The award for Most Remote Location The Jessetters Have Visited goes to….Little Corn Island, Nicaragua!!! How remote is Little Corn Island you may ask? It was not even on Google Maps until a couple of years ago and we had to take 4 planes and a boat just to get there. You may also ask why the hell go to such a remote spot? The answer to that is quite simple: to scuba dive with freaking HAMMERHEAD SHARKS! More on that to come though.
Just a quick info session on Little Corn Island:
- The island is about 40 miles off the Caribbean Coast of Nicaragua
- Little Corn Island makes up half of the Corn Islands – the other half, of course, being Big Corn Island
- The island is roughly one mile in diameter
- There are no cars or roads on the island, and very few bikes
- The island only has electricity for half the day. A couple places have generators though so you can check in for a flight or grab a cold Nicaraguan beer.
Now on to our trip rundown… After flying from Chicago to Florida to Managua we ended up sleeping in the airport due to irregular schedules to the islands. We eventually caught a flight (on the most busted up plane ever. Seriously not even painted!) from Managua to Blue Fields, Nicaragua, and then another flight to Big Corn Island.
Quick side note #1 – Blue Fields looked very beautiful from the plane and I wouldn’t mind exploring there one day.
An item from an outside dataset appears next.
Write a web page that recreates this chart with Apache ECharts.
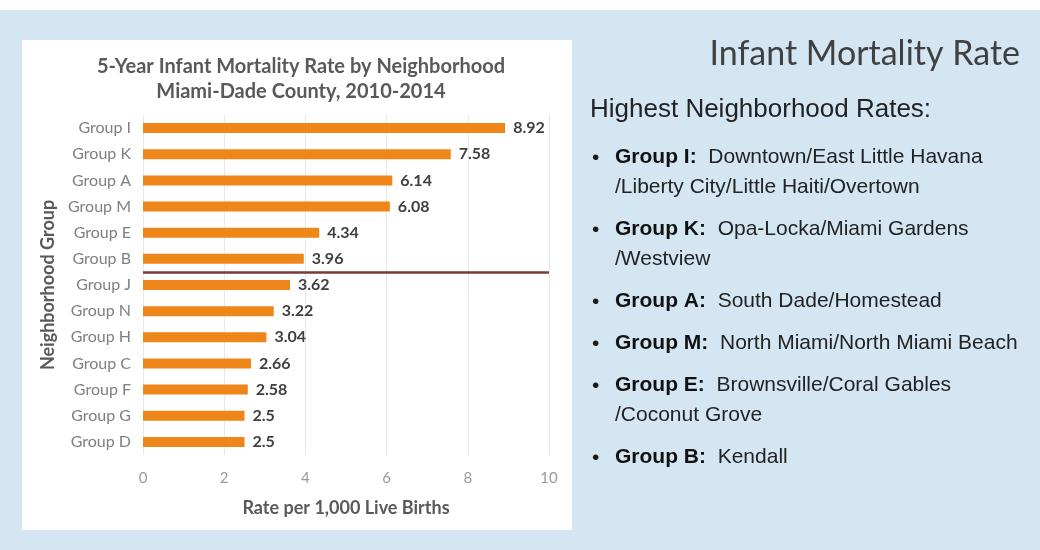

Anyways, we arrived in Big Corn and had some time to kill before our boat trip to Little Corn. We ended hiring a local driver to give us a tour of the island. It was an awesome way to see the island and only took about an hour.
Quick side note #2 – It’s not worth spending too much time on Big Corn because Little Corn is a much nicer island overall.
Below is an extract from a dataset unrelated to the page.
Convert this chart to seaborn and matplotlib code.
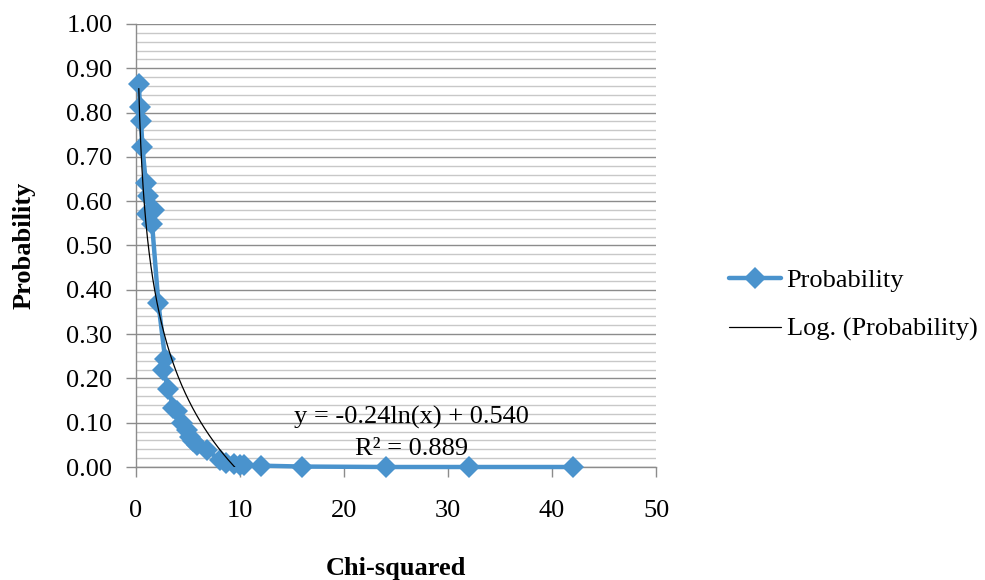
import numpy as np
import pandas as pd
import matplotlib
matplotlib.use("Agg")
import matplotlib.pyplot as plt
import seaborn as sns
from matplotlib.ticker import MultipleLocator, FormatStrFormatter

# ---- data ----
chi_squared = [0.27, 0.38, 0.48, 0.62, 0.95, 1.15, 1.70, 1.05, 1.55, 2.15,
               2.80, 2.64, 3.10, 3.60, 3.90, 4.40, 4.90, 5.20, 5.50, 5.90,
               6.80, 8.10, 8.70, 9.40, 10.0, 10.4, 12.0, 16.0, 24.0, 32.0, 42.0]
probability = [0.865, 0.813, 0.781, 0.723, 0.640, 0.612, 0.580, 0.570, 0.548, 0.370,
               0.244, 0.219, 0.176, 0.134, 0.126, 0.100, 0.083, 0.068, 0.058, 0.050,
               0.038, 0.016, 0.010, 0.006, 0.005, 0.004, 0.003, 0.001, 0.000, 0.000, 0.000]
trend_slope = -0.24
trend_intercept = 0.540
r_squared = 0.889

x_ticks = [0, 10, 20, 30, 40, 50]

series_label = "Probability"
trend_label = "Log. (Probability)"
equation_text = "y = -0.24ln(x) + 0.540"
r2_text = "R\u00b2 = 0.889"

df = pd.DataFrame({"x": chi_squared, "y": probability})
xt = np.linspace(min(chi_squared), max(chi_squared), 2000)
trend_df = pd.DataFrame({"x": xt, "y": trend_slope * np.log(xt) + trend_intercept})

# ---- style ----
sns.set_theme(style="white")
plt.rcParams["font.family"] = ["Liberation Serif", "DejaVu Serif"]
plt.rcParams["text.color"] = "black"
plt.rcParams["axes.labelcolor"] = "black"
plt.rcParams["xtick.color"] = "black"
plt.rcParams["ytick.color"] = "black"

blue = "#4A93CD"
fs = 19

fig = plt.figure(figsize=(9.85, 5.80), dpi=100)
ax = fig.add_axes([136 / 985, 113 / 580, 520 / 985, 443 / 580])

sns.lineplot(data=df, x="x", y="y", sort=False, estimator=None, ax=ax,
             color=blue, linewidth=3.2, marker="D", markersize=11,
             markeredgewidth=0, label=series_label, zorder=3)
sns.lineplot(data=trend_df, x="x", y="y", sort=False, estimator=None, ax=ax,
             color="black", linewidth=0.9, label=trend_label, zorder=4)

ax.lines[0].set_clip_on(False)

ax.set_xlim(0, 50)
ax.set_ylim(0, 1.0)
ax.set_xticks(x_ticks)
ax.yaxis.set_major_locator(MultipleLocator(0.1))
ax.yaxis.set_minor_locator(MultipleLocator(0.02))
ax.yaxis.set_major_formatter(FormatStrFormatter("%.2f"))

ax.grid(axis="y", which="major", color="#8C8C8C", linewidth=1.0, zorder=0)
ax.grid(axis="y", which="minor", color="#C8C8C8", linewidth=1.0, zorder=0)
ax.grid(axis="x", visible=False)
ax.set_axisbelow(True)

for s in ["top", "right"]:
    ax.spines[s].set_visible(False)
for s in ["left", "bottom"]:
    ax.spines[s].set_color("#8C8C8C")
    ax.spines[s].set_linewidth(1.0)

ax.tick_params(axis="y", which="major", direction="out", length=7, width=1,
               color="#8C8C8C", labelcolor="black", pad=10, labelsize=fs, left=True)
ax.tick_params(axis="y", which="minor", length=0)
ax.tick_params(axis="x", which="major", direction="out", length=7, width=1,
               color="#8C8C8C", labelcolor="black", pad=17, labelsize=fs, bottom=True)

ax.set_xlabel("Chi-squared", fontsize=fs, fontweight="bold", labelpad=25, color="black")
ax.set_ylabel("Probability", fontsize=fs, fontweight="bold", labelpad=22, color="black")

ax.text(26.5, 0.112, equation_text, fontsize=fs, ha="center", va="center", color="black")
ax.text(26.5, 0.040, r2_text, fontsize=fs, ha="center", va="center", color="black")

leg = ax.legend(loc="center left", bbox_to_anchor=(718 / 985, 275 / 580),
                bbox_transform=fig.transFigure, frameon=False, fontsize=fs,
                handlelength=2.0, handletextpad=0.2, labelspacing=0.95,
                borderaxespad=0)
for t in leg.get_texts():
    t.set_color("black")

fig.savefig("out.png", dpi=100)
We eventually made it to Little Corn Island about a half-day before our bags. They did come eventually and they said this happens all the time. So make sure to pack a day bag! Upon arrival, what we discovered was an amazing location filled with an extremely friendly community of people, great food (albeit a bit pricier than expected), cheap beer, friendly dogs, happy kids, and really good scuba diving.
What you won’t find on the island: crazy amounts of tourists, five star resorts (or even two star resorts), or finely manicured beaches. In my opinion, this is the great allure of the island though. It can be nice to venture off the typical “tourist trail” from time to time, and experience a location that feels “untouched” because that is becoming pretty rare nowadays.
All in all, Little Corn Island is the most random place we have been, but I highly recommend it for anyone in search for a true adventure. And yes, we really did dive with hammerhead sharks. It was a surreal experience to say the least. The water was very choppy and murky, and the elusive hammerheads would dart in and out of our vision. You kind of got the feeling you were being hunted, but it was one of the coolest things the Jessetters have ever done.